The input:

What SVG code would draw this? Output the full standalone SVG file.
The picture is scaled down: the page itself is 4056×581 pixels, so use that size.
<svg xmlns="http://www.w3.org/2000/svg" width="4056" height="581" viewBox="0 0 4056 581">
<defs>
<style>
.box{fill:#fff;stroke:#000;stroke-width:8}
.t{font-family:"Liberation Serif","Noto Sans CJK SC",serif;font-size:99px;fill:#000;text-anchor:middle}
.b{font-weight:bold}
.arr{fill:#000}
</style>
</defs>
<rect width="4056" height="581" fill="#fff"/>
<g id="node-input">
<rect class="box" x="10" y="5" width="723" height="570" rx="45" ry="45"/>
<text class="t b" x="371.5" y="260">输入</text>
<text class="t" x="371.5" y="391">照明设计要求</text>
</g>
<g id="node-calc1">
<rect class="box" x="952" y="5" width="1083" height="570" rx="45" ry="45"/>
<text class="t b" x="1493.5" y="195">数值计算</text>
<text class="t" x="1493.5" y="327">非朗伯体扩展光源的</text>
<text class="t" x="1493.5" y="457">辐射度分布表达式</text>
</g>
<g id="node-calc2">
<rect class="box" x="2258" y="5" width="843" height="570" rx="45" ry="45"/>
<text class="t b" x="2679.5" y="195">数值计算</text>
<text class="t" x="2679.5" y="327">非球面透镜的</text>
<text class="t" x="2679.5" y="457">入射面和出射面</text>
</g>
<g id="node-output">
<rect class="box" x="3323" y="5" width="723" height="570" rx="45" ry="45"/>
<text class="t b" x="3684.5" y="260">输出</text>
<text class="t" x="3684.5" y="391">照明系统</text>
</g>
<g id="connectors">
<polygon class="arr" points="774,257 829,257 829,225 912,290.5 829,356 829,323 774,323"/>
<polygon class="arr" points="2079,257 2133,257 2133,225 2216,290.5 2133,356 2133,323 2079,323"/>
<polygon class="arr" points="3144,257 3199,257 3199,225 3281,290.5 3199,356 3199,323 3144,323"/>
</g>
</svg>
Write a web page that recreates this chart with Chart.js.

To be done: Repeat every entry exactly as written above.

Solution to this task:
What SVG code would draw this? Output the full standalone SVG file.
The picture is scaled down: the page itself is 4056×581 pixels, so use that size.
<svg xmlns="http://www.w3.org/2000/svg" width="4056" height="581" viewBox="0 0 4056 581">
<defs>
<style>
.box{fill:#fff;stroke:#000;stroke-width:8}
.t{font-family:"Liberation Serif","Noto Sans CJK SC",serif;font-size:99px;fill:#000;text-anchor:middle}
.b{font-weight:bold}
.arr{fill:#000}
</style>
</defs>
<rect width="4056" height="581" fill="#fff"/>
<g id="node-input">
<rect class="box" x="10" y="5" width="723" height="570" rx="45" ry="45"/>
<text class="t b" x="371.5" y="260">输入</text>
<text class="t" x="371.5" y="391">照明设计要求</text>
</g>
<g id="node-calc1">
<rect class="box" x="952" y="5" width="1083" height="570" rx="45" ry="45"/>
<text class="t b" x="1493.5" y="195">数值计算</text>
<text class="t" x="1493.5" y="327">非朗伯体扩展光源的</text>
<text class="t" x="1493.5" y="457">辐射度分布表达式</text>
</g>
<g id="node-calc2">
<rect class="box" x="2258" y="5" width="843" height="570" rx="45" ry="45"/>
<text class="t b" x="2679.5" y="195">数值计算</text>
<text class="t" x="2679.5" y="327">非球面透镜的</text>
<text class="t" x="2679.5" y="457">入射面和出射面</text>
</g>
<g id="node-output">
<rect class="box" x="3323" y="5" width="723" height="570" rx="45" ry="45"/>
<text class="t b" x="3684.5" y="260">输出</text>
<text class="t" x="3684.5" y="391">照明系统</text>
</g>
<g id="connectors">
<polygon class="arr" points="774,257 829,257 829,225 912,290.5 829,356 829,323 774,323"/>
<polygon class="arr" points="2079,257 2133,257 2133,225 2216,290.5 2133,356 2133,323 2079,323"/>
<polygon class="arr" points="3144,257 3199,257 3199,225 3281,290.5 3199,356 3199,323 3144,323"/>
</g>
</svg>
Write a web page that recreates this chart with Chart.js.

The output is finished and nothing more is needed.